Voici un livre datant de 1967 et qui pourtant s’inscrit pleinement dans l’actualité de la période trouble que nous vivons depuis un an, entre l’obligation de rester cloîtré chez soi pendant le confinement et l’angoisse, la perte de motivation et d’énergie parfois dues à la crise sanitaire toujours en cours. Ce livre s’intitule Un homme qui dort. Ecrit par Georges Perec, il raconte l’histoire d’un étudiant banal qui refuse un matin de se lever et de passer un examen. Ici est le point de départ de notre histoire où va se développer, autour de ce personnage, notre seule accroche avec la réalité.
Le récit est écrit à la deuxième personne du singulier et nous force, malgré nous, à nous plonger dans les pensées du personnage et à nous investir, comme si nous étions à la place de celui-ci et que nous éprouvions ses ressentis. La plume de Perec est habile, les chapitres sont courts tout comme les phrases. Aucun mot n’est laissé au hasard, tout repose sur la description de ce qui entoure ou de ce que ressent le personnage. On craint l’ennui, on le ressent même, c’est celui du personnage mais la magie de l’écriture opère. L’immobilité est trompeuse, l’étudiant est inactif et pourtant il va connaître une réelle évolution tout au long du livre. Il va vivre dans son propre univers, se replier sur lui-même puis, vouloir sortir de cet état et trouver quelque chose qui lui correspond mieux, un endroit où il se sent lui-même. En mettant entre parenthèse sa vie pour prendre le temps de la réflexion, ce personnage nous interpelle. Il peut même nous pousser à mener une introspection, à avoir une réelle prise de conscience sur notre état. On peut penser ne pas faire assez au quotidien, mais lorsque le personnage revient à faire le « strict minimum pour survivre », nous pouvons constater qu’au quotidien, nous réalisons bien plus de choses que nous ne le soupçonnons. Les gestes les plus banals ont leur importance, et ce livre nous amène à nous prendre conscience et à ressentir l’impact de ces derniers que l’on exécute sans même nous en rendre compte. Également, ce livre agit sur notre notion du temps. Il nous l’a fait perdre, tout comme le personnage qui essaie tant bien que mal de faire passer ces journées.

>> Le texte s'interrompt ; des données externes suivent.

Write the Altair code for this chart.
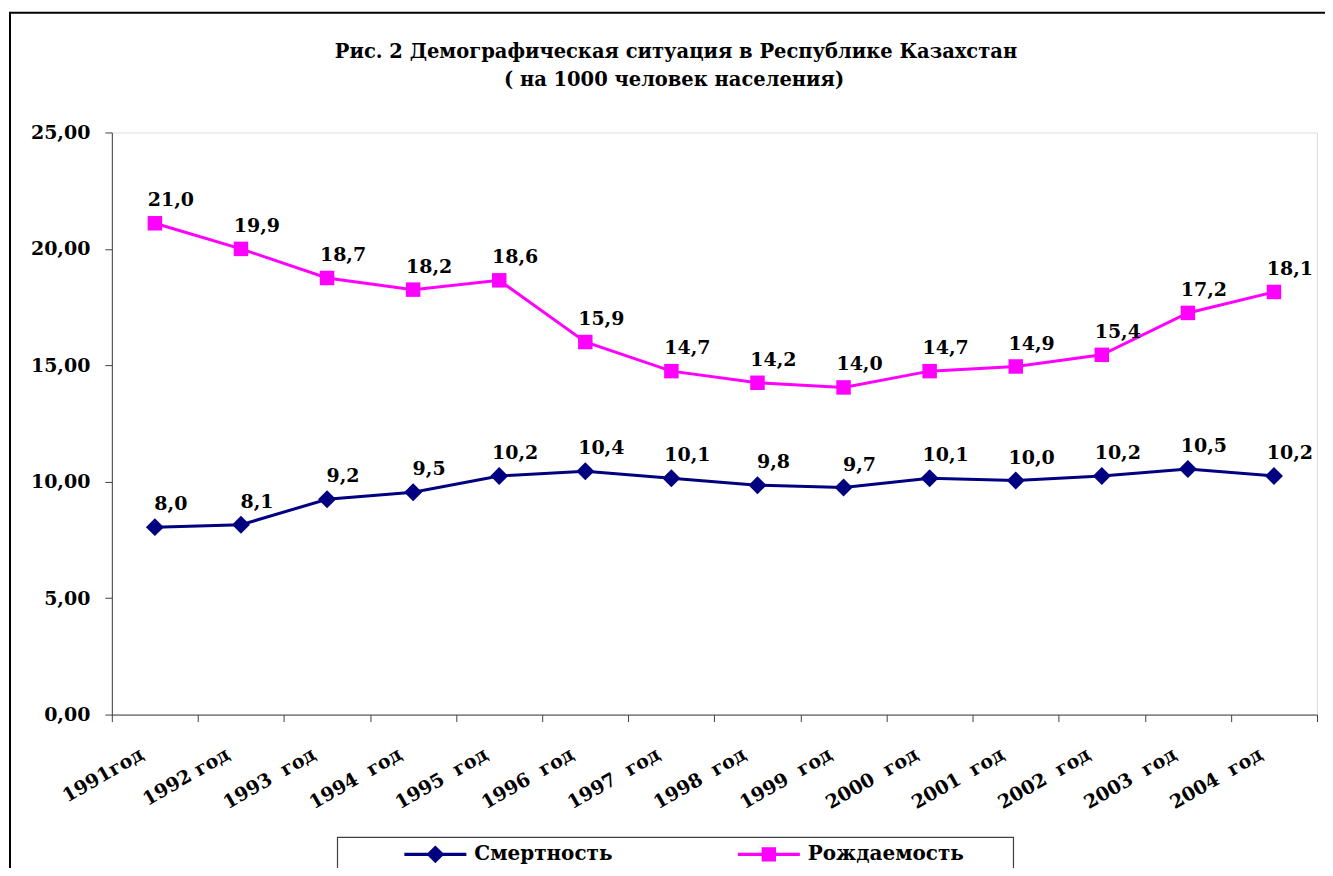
import altair as alt
import pandas as pd

# ---------------- data ----------------
years = ["1991год", "1992 год", "1993\u00a0 год", "1994\u00a0 год", "1995\u00a0 год",
         "1996\u00a0 год", "1997\u00a0 год", "1998\u00a0 год", "1999\u00a0 год",
         "2000\u00a0 год", "2001\u00a0 год", "2002\u00a0 год", "2003\u00a0 год", "2004\u00a0 год"]

mortality = [8.05, 8.15, 9.25, 9.55, 10.25, 10.45, 10.15, 9.85, 9.75, 10.15, 10.05, 10.25, 10.55, 10.25]
mortality_labels = ["8,0", "8,1", "9,2", "9,5", "10,2", "10,4", "10,1", "9,8", "9,7",
                    "10,1", "10,0", "10,2", "10,5", "10,2"]

birth = [21.1, 20.0, 18.75, 18.25, 18.65, 16.0, 14.75, 14.25, 14.05, 14.75, 14.95, 15.45, 17.25, 18.15]
birth_labels = ["21,0", "19,9", "18,7", "18,2", "18,6", "15,9", "14,7", "14,2", "14,0",
                "14,7", "14,9", "15,4", "17,2", "18,1"]

series_names = ["Смертность", "Рождаемость"]
series_colors = ["#000080", "#FF00FF"]
y_ticks = [0, 5, 10, 15, 20, 25]

title_lines = ["Рис. 2 Демографическая ситуация в Республике Казахстан",
               "( на 1000 человек населения)"]

FONT = "DejaVu Serif"

df = pd.concat([
    pd.DataFrame({"year": years, "value": mortality, "label": mortality_labels,
                  "series": series_names[0]}),
    pd.DataFrame({"year": years, "value": birth, "label": birth_labels,
                  "series": series_names[1]}),
], ignore_index=True)

color_scale = alt.Scale(domain=series_names, range=series_colors)

x_enc = alt.X("year:N", sort=years,
              scale=alt.Scale(type="band", paddingInner=0, paddingOuter=0),
              axis=alt.Axis(title=None, labelAngle=-30, labelAlign="right",
                            labelBaseline="top", labelPadding=23, labelOffset=-18,
                            tickBand="extent", tickSize=7, tickColor="#404040",
                            domainColor="#404040", labelFont=FONT, labelFontSize=19,
                            labelFontWeight="bold", labelColor="black", grid=False))
y_enc = alt.Y("value:Q",
              scale=alt.Scale(domain=[0, 25], nice=False, zero=True),
              axis=alt.Axis(title=None, values=y_ticks,
                            labelExpr="replace(format(datum.value, '.2f'), '.', ',')",
                            tickSize=7, tickColor="#404040", domainColor="#404040",
                            labelPadding=15, labelFont=FONT, labelFontSize=19,
                            labelFontWeight="bold", labelColor="black", grid=False))

base = alt.Chart(df).encode(
    x=x_enc, y=y_enc,
    color=alt.Color("series:N", scale=color_scale, legend=None),
)

lines = base.mark_line(strokeWidth=3)
pts_m = base.transform_filter(alt.datum.series == series_names[0]).mark_point(
    shape="diamond", filled=True, size=324, opacity=1)
pts_b = base.transform_filter(alt.datum.series == series_names[1]).mark_point(
    shape="square", filled=True, size=210, opacity=1)
texts = base.mark_text(dx=16, dy=-17, baseline="alphabetic", align="center",
                       font=FONT, fontSize=19, fontWeight="bold").encode(
    text="label:N", color=alt.value("black"))

leg_paths = [
    "M-3.45,-0.17H3.45V0.17H-3.45Z M0,-1L1,0L0,1L-1,0Z",
    "M-3.45,-0.17H3.45V0.17H-3.45Z M-0.8,-0.8H0.8V0.8H-0.8Z",
]
leg = alt.Legend(title=None, orient="none", legendX=314, legendY=713,
                 direction="horizontal", symbolSize=324, symbolStrokeWidth=0,
                 labelFont=FONT, labelFontSize=20, labelFontWeight="bold",
                 labelColor="black", labelOffset=29, columnPadding=124, padding=0,
                 labelLimit=300, symbolOpacity=1)
legend_layer = alt.Chart(df).transform_filter("datum.value < 0").mark_point(filled=True).encode(
    color=alt.Color("series:N", scale=alt.Scale(domain=series_names, range=series_colors),
                    legend=leg),
    shape=alt.Shape("series:N", scale=alt.Scale(domain=series_names, range=leg_paths),
                    legend=leg),
)

one = pd.DataFrame({"k": [0]})
frame = alt.Chart(one).mark_rect(fill="transparent", stroke="black", strokeWidth=2).encode(
    x=alt.value(-102), x2=alt.value(1260), y=alt.value(-120), y2=alt.value(780))
legend_box = alt.Chart(one).mark_rect(fill="transparent", stroke="#404040", strokeWidth=1.2).encode(
    x=alt.value(226), x2=alt.value(903), y=alt.value(706), y2=alt.value(780))

t1 = alt.Chart(pd.DataFrame({"t": [title_lines[0]]})).mark_text(
    font=FONT, fontSize=19.5, fontWeight="bold", align="center", baseline="alphabetic",
    color="black").encode(x=alt.value(565), y=alt.value(-75), text="t:N")
t2 = alt.Chart(pd.DataFrame({"t": [title_lines[1]]})).mark_text(
    font=FONT, fontSize=19.5, fontWeight="bold", align="center", baseline="alphabetic",
    color="black").encode(x=alt.value(563), y=alt.value(-47), text="t:N")

chart = alt.layer(frame, legend_box, t1, t2, lines, pts_m, pts_b, texts, legend_layer).resolve_scale(
    color="independent", shape="independent"
).resolve_legend(color="independent", shape="independent").properties(
    width=1207, height=583,
    autosize=alt.AutoSizeParams(type="none"),
    padding={"left": 104, "top": 124, "right": 8, "bottom": 153},
).configure_view(strokeWidth=0).configure(background="white")

chart.save("out.html", embed_options={"renderer": "svg", "actions": False})
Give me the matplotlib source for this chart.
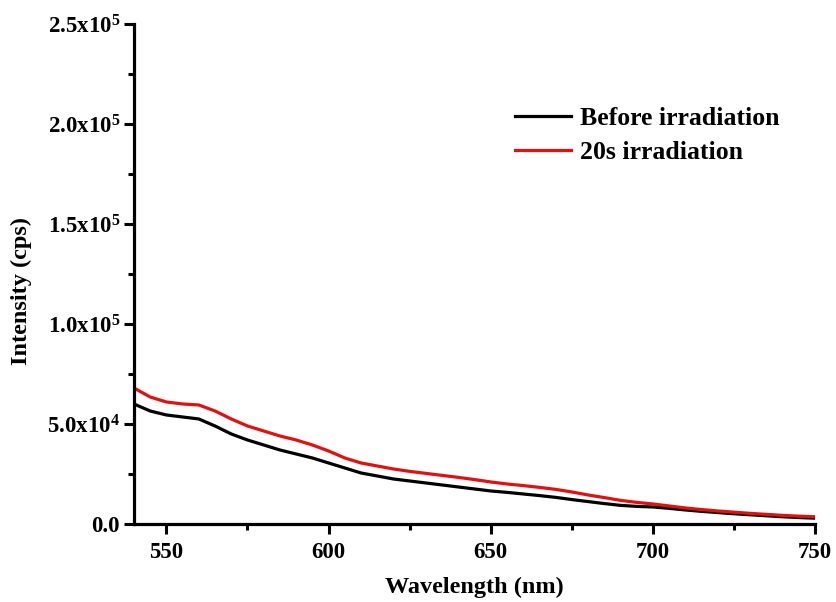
import matplotlib
matplotlib.use("Agg")
import matplotlib.pyplot as plt
from matplotlib.ticker import AutoMinorLocator

plt.rcParams['font.family'] = 'Liberation Serif'
plt.rcParams['font.weight'] = 'bold'
plt.rcParams['mathtext.fontset'] = 'custom'
plt.rcParams['mathtext.rm'] = 'Liberation Serif:bold'
plt.rcParams['mathtext.default'] = 'rm'

wavelength = [540, 545, 550, 555, 560, 565, 570, 575, 580, 585, 590, 595,
              600, 605, 610, 615, 620, 625, 630, 635, 640, 645, 650, 655,
              660, 665, 670, 675, 680, 685, 690, 695, 700, 705, 710, 715,
              720, 725, 730, 735, 740, 745, 750]

before = [60000, 56500, 54500, 53500, 52500, 49000, 45000, 42000, 39500, 37000,
          35000, 33000, 30500, 28000, 25500, 24000, 22500, 21500, 20500, 19500,
          18500, 17500, 16500, 15800, 15000, 14200, 13300, 12200, 11200, 10200,
          9300, 8800, 8500, 7800, 7000, 6300, 5700, 5100, 4600, 4100, 3600,
          3200, 2900]

irr20s = [68000, 63500, 61000, 60000, 59500, 56500, 52500, 49000, 46500, 44000,
          42000, 39500, 36500, 33000, 30500, 29000, 27500, 26300, 25300, 24300,
          23300, 22200, 21000, 20000, 19200, 18300, 17300, 16000, 14500, 13200,
          11800, 10800, 10000, 9000, 8000, 7200, 6500, 5900, 5300, 4800, 4300,
          3900, 3600]

ytick_vals = [0, 50000, 100000, 150000, 200000, 250000]
ytick_labels = ["0.0", "5.0x10$^4$", "1.0x10$^5$", "1.5x10$^5$",
                "2.0x10$^5$", "2.5x10$^5$"]
xtick_vals = [550, 600, 650, 700, 750]

fig = plt.figure(figsize=(8.37, 6.02), dpi=100)
ax = fig.add_axes([0.160, 0.1296, 0.814, 0.8306])

ax.plot(wavelength, before, color='black', lw=2.3, label='Before irradiation')
ax.plot(wavelength, irr20s, color='#e31010', lw=2.3, label='20s irradiation')

ax.set_xlim(540, 750)
ax.set_ylim(0, 250000)
ax.set_xticks(xtick_vals)
ax.set_yticks(ytick_vals)
ax.set_yticklabels(ytick_labels)
ax.xaxis.set_minor_locator(AutoMinorLocator(2))
ax.yaxis.set_minor_locator(AutoMinorLocator(2))

for s in ['top', 'right']:
    ax.spines[s].set_visible(False)
for s in ['left', 'bottom']:
    ax.spines[s].set_linewidth(2.3)

ax.tick_params(which='major', direction='out', length=7, width=2.2,
               labelsize=16.5)
ax.tick_params(axis='y', which='major', pad=3)
ax.tick_params(axis='x', which='major', pad=6)
ax.tick_params(which='minor', direction='out', length=4, width=2.2)

ax.set_xlabel('Wavelength (nm)', fontsize=17.5, fontweight='bold', labelpad=10)
ax.set_ylabel('Intensity (cps)', fontsize=17.5, fontweight='bold')
ax.yaxis.set_label_coords(-0.150, 0.466)

ax.legend(loc='upper left', bbox_to_anchor=(0.559, 0.833), frameon=False,
          borderpad=0, borderaxespad=0, handlelength=2.2,
          handletextpad=0.35, labelspacing=0.42,
          prop={'weight': 'bold', 'size': 18.5})

fig.savefig('out.png', dpi=100)
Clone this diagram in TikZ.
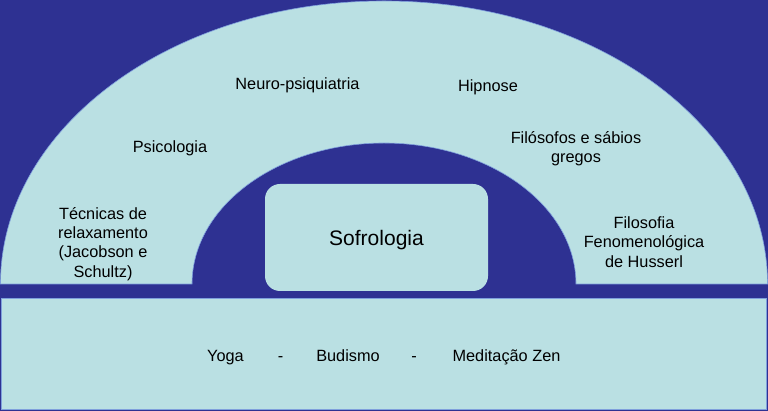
\documentclass[tikz,border=0pt]{standalone}
\usepackage{fontspec}
\setmainfont{Liberation Sans}
\definecolor{fundo}{HTML}{2E3192}
\definecolor{claro}{HTML}{BAE0E3}
\definecolor{borda}{HTML}{7FA0DC}
\tikzset{
  rotulo/.style={align=center, font=\fontsize{16.3}{19.3}\selectfont},
  linha/.style={rotulo, anchor=base},
}
\begin{document}
\begin{tikzpicture}[x=1pt,y=1pt]
    \fill[fundo] (0,0) rectangle (768,411);
    \useasboundingbox (0,0) rectangle (768,411);

    % arco
    \filldraw[fill=claro, draw=borda, line width=0.6pt] (0.5,127) arc[start angle=180, end angle=0, x radius=383.5, y radius=283]
        -- (576,127) arc[start angle=0, end angle=180, x radius=192, y radius=141] -- cycle;
    % base
    \filldraw[fill=claro, draw=borda, line width=0.8pt] (1,2) rectangle (766,113);

    \node[fill=claro, rounded corners=15pt, minimum width=223pt, minimum height=107pt, text depth=0pt,
          font=\fontsize{21}{25}\selectfont] (sofro) at (376.5,173.5) {Sofrologia};

    \node[linha] (neuro) at (297.5,321) {Neuro-psiquiatria};
    \node[linha] (hipno) at (488,319) {Hipnose};
    \node[rotulo] (psico) at (170,262.5) {Psicologia};
    \node[rotulo] (filos) at (576,262) {Filósofos e sábios\\gregos};
    \node[rotulo] (tecni) at (103,167) {Técnicas de\\relaxamento\\(Jacobson e\\Schultz)};
    \node[rotulo] (husse) at (644,169) {Filosofia\\Fenomenológica\\de Husserl};

    \node[linha] (yoga) at (225.5,49) {Yoga};
    \node[linha] (tra1) at (280.5,49) {-};
    \node[linha] (budi) at (348,49) {Budismo};
    \node[linha] (tra2) at (414,49) {-};
    \node[linha] (medit) at (506.5,49) {Meditação Zen};
\end{tikzpicture}
\end{document}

Un homme qui dort est une constatation, un questionnement, une remise en cause. Il montre un homme qui du jour au lendemain veut disparaître des pensées et des mémoires. Il parle d’un homme qui se demande pourquoi il fait autant d’efforts pour finir comme « les autres », à s’épuiser dans un travail qu’il n’aimera pas forcément, avec des amis qu’il ne pourra certainement plus voir, à se forcer à s’imposer des normes sociales qui ne sont pas les siennes. Ce livre décrit cette phase de doute et de peur par laquelle peuvent passer beaucoup de personnes, en particulier ici les étudiants.
En bref, c’est un livre court et merveilleusement bien écrit qui saura vous apprendre quelque chose sur vous. Je vous conseille vivement de vous faire votre propre avis et de lire cette œuvre littéraire qui agit, tel un révélateur, sur son lecteur.